# Exercise
Only the lines from the top of the records below through the line containing "from bokeh.resources import INLINE" should be printed, exactly and without pictures.

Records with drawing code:
--

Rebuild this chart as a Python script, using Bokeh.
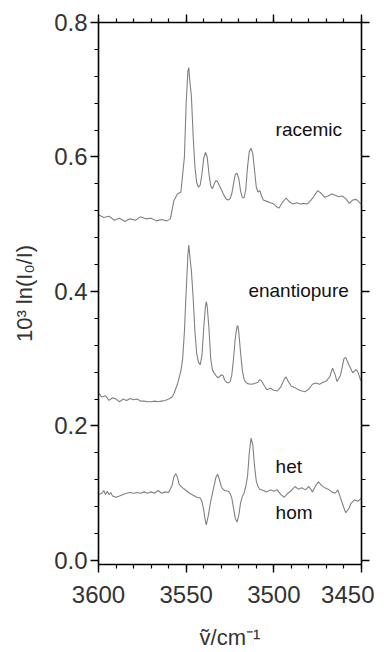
from bokeh.plotting import figure
from bokeh.models import Range1d, LinearAxis, FixedTicker, PrintfTickFormatter, Label, CustomJSTickFormatter
from bokeh.embed import file_html
from bokeh.resources import INLINE

# ---------------- data ----------------
rac_x = [3600, 3597, 3594, 3591, 3588, 3585, 3582, 3579, 3576, 3573, 3570, 3567, 3564, 3561, 3559,
         3557, 3555, 3553, 3551, 3550, 3549, 3548.5, 3548, 3547, 3546, 3545, 3544, 3543, 3542, 3541,
         3540, 3539, 3538, 3537, 3536, 3535, 3534, 3533, 3532, 3531, 3530, 3529, 3528, 3527, 3526,
         3525, 3524, 3523, 3522, 3521, 3520, 3519, 3518, 3517, 3516, 3515, 3514, 3513, 3512, 3511,
         3510, 3509, 3508, 3507, 3506, 3504, 3502, 3500, 3498, 3497, 3495, 3493, 3491, 3489, 3487,
         3485, 3483, 3481, 3479, 3477, 3475, 3473, 3471, 3469, 3467, 3465, 3463, 3461, 3459, 3457,
         3455, 3453, 3451, 3450]
rac_y = [0.514, 0.510, 0.512, 0.506, 0.509, 0.504, 0.508, 0.506, 0.511, 0.508, 0.509, 0.505, 0.507, 0.505, 0.508,
         0.535, 0.545, 0.548, 0.600, 0.680, 0.728, 0.733, 0.715, 0.690, 0.630, 0.585, 0.562, 0.555, 0.558, 0.575,
         0.598, 0.607, 0.600, 0.575, 0.557, 0.553, 0.560, 0.565, 0.563, 0.557, 0.552, 0.546, 0.541, 0.537, 0.536,
         0.538, 0.545, 0.560, 0.574, 0.576, 0.568, 0.550, 0.540, 0.539, 0.552, 0.585, 0.608, 0.613, 0.605, 0.580,
         0.555, 0.548, 0.550, 0.542, 0.536, 0.534, 0.532, 0.530, 0.525, 0.524, 0.533, 0.539, 0.533, 0.530, 0.532,
         0.530, 0.531, 0.530, 0.535, 0.542, 0.550, 0.546, 0.540, 0.542, 0.545, 0.543, 0.541, 0.542, 0.538, 0.531,
         0.536, 0.537, 0.532, 0.530]

ena_x = [3600, 3598, 3596, 3594, 3592, 3590, 3588, 3586, 3584, 3582, 3580, 3578, 3576, 3574, 3572,
         3570, 3568, 3566, 3564, 3562, 3560, 3558, 3557, 3556, 3555, 3554, 3553, 3552, 3551, 3550,
         3549, 3548.5, 3548, 3547, 3546, 3545, 3544, 3543, 3542, 3541, 3540, 3539, 3538.5, 3538, 3537,
         3536, 3535, 3534, 3533, 3532, 3531, 3530, 3529, 3528, 3527, 3526, 3525, 3524, 3523, 3522,
         3521, 3520.5, 3520, 3519, 3518, 3517, 3516, 3515, 3513, 3511, 3509, 3508, 3507, 3505, 3504,
         3502, 3500, 3498, 3496, 3494, 3493, 3492, 3490, 3488, 3486, 3484, 3482, 3480, 3478, 3476,
         3474, 3472, 3470, 3468, 3466.5, 3465, 3464, 3462, 3460, 3459, 3457, 3455, 3453, 3452, 3450.5,
         3450]
ena_y = [0.249, 0.243, 0.245, 0.238, 0.242, 0.240, 0.236, 0.240, 0.238, 0.241, 0.239, 0.240, 0.237, 0.237, 0.236,
         0.236, 0.237, 0.236, 0.237, 0.238, 0.240, 0.243, 0.248, 0.255, 0.262, 0.272, 0.282, 0.300, 0.340, 0.400,
         0.455, 0.469, 0.455, 0.430, 0.390, 0.340, 0.308, 0.295, 0.291, 0.305, 0.345, 0.378, 0.385, 0.378, 0.345,
         0.300, 0.283, 0.279, 0.275, 0.272, 0.273, 0.276, 0.275, 0.268, 0.265, 0.264, 0.266, 0.275, 0.300, 0.330,
         0.348, 0.349, 0.340, 0.310, 0.283, 0.270, 0.265, 0.263, 0.262, 0.263, 0.265, 0.269, 0.267, 0.258, 0.254,
         0.256, 0.253, 0.252, 0.258, 0.270, 0.273, 0.267, 0.259, 0.257, 0.254, 0.252, 0.251, 0.255, 0.262, 0.264,
         0.262, 0.265, 0.267, 0.274, 0.286, 0.276, 0.266, 0.275, 0.300, 0.302, 0.290, 0.279, 0.284, 0.280, 0.268,
         0.270]

dif_x = [3600, 3598, 3597, 3596, 3595, 3594, 3593, 3592, 3590, 3588, 3586, 3584, 3582, 3580, 3578,
         3576, 3574, 3572, 3570, 3568, 3566, 3564, 3562, 3560, 3558, 3557, 3556, 3555, 3554, 3552,
         3550, 3548, 3546, 3544, 3542, 3541, 3540, 3539, 3538.5, 3537.5, 3536, 3535, 3534, 3533, 3532,
         3531, 3530, 3529, 3528, 3526, 3525, 3524, 3523, 3522, 3521, 3520, 3519, 3518, 3517, 3516,
         3515, 3514, 3513, 3512, 3511, 3510, 3509, 3508, 3506, 3504, 3502, 3500, 3498, 3496, 3494,
         3492, 3490, 3488, 3486, 3484, 3482, 3480, 3478, 3476, 3474.5, 3473, 3471, 3469, 3467, 3465,
         3463.5, 3462, 3460, 3459, 3457, 3456, 3454, 3452, 3450]
dif_y = [0.098, 0.100, 0.104, 0.098, 0.103, 0.098, 0.101, 0.096, 0.094, 0.096, 0.098, 0.100, 0.101, 0.100, 0.101,
         0.100, 0.102, 0.100, 0.102, 0.100, 0.104, 0.100, 0.102, 0.101, 0.112, 0.124, 0.129, 0.124, 0.113, 0.108,
         0.104, 0.100, 0.097, 0.094, 0.093, 0.088, 0.075, 0.058, 0.053, 0.065, 0.088, 0.100, 0.112, 0.124, 0.128,
         0.120, 0.110, 0.106, 0.104, 0.103, 0.100, 0.093, 0.078, 0.063, 0.057, 0.067, 0.085, 0.095, 0.100, 0.110,
         0.125, 0.160, 0.182, 0.172, 0.140, 0.118, 0.110, 0.106, 0.104, 0.102, 0.105, 0.103, 0.105, 0.098, 0.094,
         0.100, 0.104, 0.110, 0.106, 0.108, 0.105, 0.110, 0.102, 0.112, 0.117, 0.112, 0.108, 0.106, 0.102, 0.100,
         0.105, 0.093, 0.078, 0.071, 0.078, 0.085, 0.090, 0.088, 0.093]

x_major = [3600, 3550, 3500, 3450]
x_minor = list(range(3450, 3601, 10))
y_major = [0.0, 0.2, 0.4, 0.6, 0.8]
y_minor = [round(i * 0.04, 2) for i in range(0, 21)]

FONT = "Liberation Sans"

p = figure(width=374, height=652, output_backend="svg", toolbar_location=None,
           x_range=Range1d(3600, 3450), y_range=Range1d(-0.006, 0.8),
           x_axis_location=None, y_axis_location=None,
           min_border_left=98, min_border_right=13, min_border_top=22, min_border_bottom=87)
p.grid.visible = False
p.outline_line_color = None
p.background_fill_color = "white"
p.border_fill_color = "white"

def style(ax, labels=True):
    ax.axis_line_color = "black"
    ax.axis_line_width = 1.6
    ax.major_tick_line_color = "black"
    ax.minor_tick_line_color = "black"
    ax.major_tick_line_width = 1.4
    ax.minor_tick_line_width = 1.2
    ax.major_tick_in = 0
    ax.major_tick_out = 8
    ax.minor_tick_in = 0
    ax.minor_tick_out = 4
    ax.major_label_text_font = FONT
    ax.major_label_text_font_size = "24px"
    ax.major_label_text_color = "#333333"
    if not labels:
        ax.formatter = CustomJSTickFormatter(code="return ''")

xb = LinearAxis(ticker=FixedTicker(ticks=x_major, minor_ticks=x_minor),
                formatter=PrintfTickFormatter(format="%d"))
style(xb)
xb.major_label_standoff = 13
xb.axis_label = "ṽ/cm⁻¹"
xb.axis_label_text_font = FONT
xb.axis_label_text_font_size = "22px"
xb.axis_label_text_font_style = "normal"
xb.axis_label_text_color = "#333333"
xb.axis_label_standoff = 19
p.add_layout(xb, "below")

xt = LinearAxis(ticker=FixedTicker(ticks=x_major, minor_ticks=x_minor))
style(xt, labels=False)
p.add_layout(xt, "above")

yl = LinearAxis(ticker=FixedTicker(ticks=y_major, minor_ticks=y_minor),
                formatter=PrintfTickFormatter(format="%.1f"))
style(yl)
yl.major_label_standoff = 3
yl.axis_label = "10³ ln(I₀/I)"
yl.axis_label_text_font = FONT
yl.axis_label_text_font_size = "22px"
yl.axis_label_text_font_style = "normal"
yl.axis_label_text_color = "#333333"
yl.axis_label_standoff = 14
p.add_layout(yl, "left")

yr = LinearAxis(ticker=FixedTicker(ticks=y_major, minor_ticks=y_minor))
style(yr, labels=False)
p.add_layout(yr, "right")

for xs, ys in [(rac_x, rac_y), (ena_x, ena_y), (dif_x, dif_y)]:
    p.line(x=xs, y=ys, line_color="#808080", line_width=1.1)

for txt, lx, ly in [("racemic", 3499, 0.641), ("enantiopure", 3514.5, 0.401),
                    ("het", 3499, 0.1395), ("hom", 3499, 0.0712)]:
    p.add_layout(Label(x=lx, y=ly, text=txt, text_font=FONT, text_font_size="19px",
                       text_color="#111111", text_align="left", text_baseline="middle"))

open("out.html", "w").write(file_html(p, INLINE))
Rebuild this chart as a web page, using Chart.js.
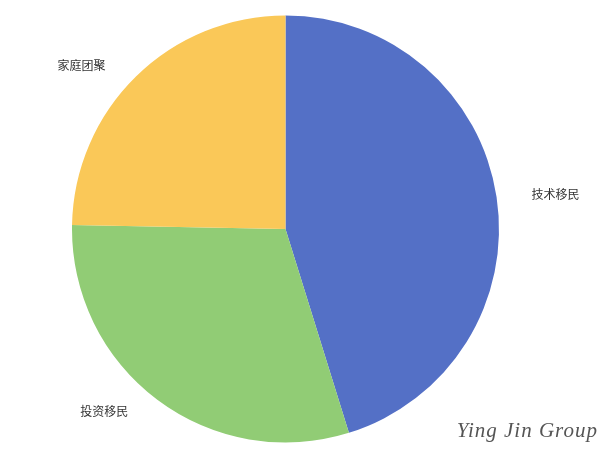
<!DOCTYPE html>
<html>
<head>
<meta charset="utf-8">
<script src="https://cdn.jsdelivr.net/npm/chart.js@4/dist/chart.umd.min.js"></script>
<style>
  html, body { margin: 0; padding: 0; background: #fff; }
  #wrap { position: relative; width: 609px; height: 462px; }
</style>
</head>
<body>
<div id="wrap"><canvas id="pie"></canvas></div>
<script>
// 数据
const categories = ["技术移民", "投资移民", "家庭团聚"];
const shares = [45.2, 30.1, 24.7];
const colors = ["#5470c6", "#91cc75", "#fac858"];

// 外侧标签 + 水印
const outsideLabels = {
  id: "outsideLabels",
  afterDatasetsDraw(chart) {
    const ctx = chart.ctx;
    const meta = chart.getDatasetMeta(0);
    ctx.save();
    ctx.font = "12px 'Noto Sans CJK SC', sans-serif";
    ctx.fillStyle = "#333";
    ctx.textBaseline = "middle";
    meta.data.forEach(function (arc, i) {
      const mid = (arc.startAngle + arc.endAngle) / 2;
      const r = arc.outerRadius + 15;
      const right = Math.cos(mid) >= 0;
      const x = arc.x + Math.cos(mid) * r + (right ? 20 : -20);
      const y = arc.y + Math.sin(mid) * r;
      ctx.textAlign = right ? "left" : "right";
      ctx.fillText(categories[i], x, y);
    });
    // 水印
    ctx.font = "italic 21px 'Liberation Serif', serif";
    ctx.fillStyle = "#555";
    ctx.textAlign = "right";
    ctx.letterSpacing = "1px";
    ctx.fillText("Ying Jin Group", 598, 431);
    ctx.restore();
  },
};

new Chart(document.querySelector("#pie"), {
  type: "pie",
  data: {
    labels: categories,
    datasets: [
      {
        data: shares,
        backgroundColor: colors,
        borderWidth: 0,
      },
    ],
  },
  options: {
    responsive: true,
    maintainAspectRatio: false,
    animation: false,
    layout: {
      padding: { left: 72, right: 110, top: 15, bottom: 19 },
    },
    plugins: {
      legend: { display: false },
      tooltip: { enabled: false },
    },
  },
  plugins: [outsideLabels],
});
</script>
</body>
</html>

--

# Expected output
Rebuild this chart as a Python script, using Bokeh.
from bokeh.plotting import figure
from bokeh.models import Range1d, LinearAxis, FixedTicker, PrintfTickFormatter, Label, CustomJSTickFormatter
from bokeh.embed import file_html
from bokeh.resources import INLINE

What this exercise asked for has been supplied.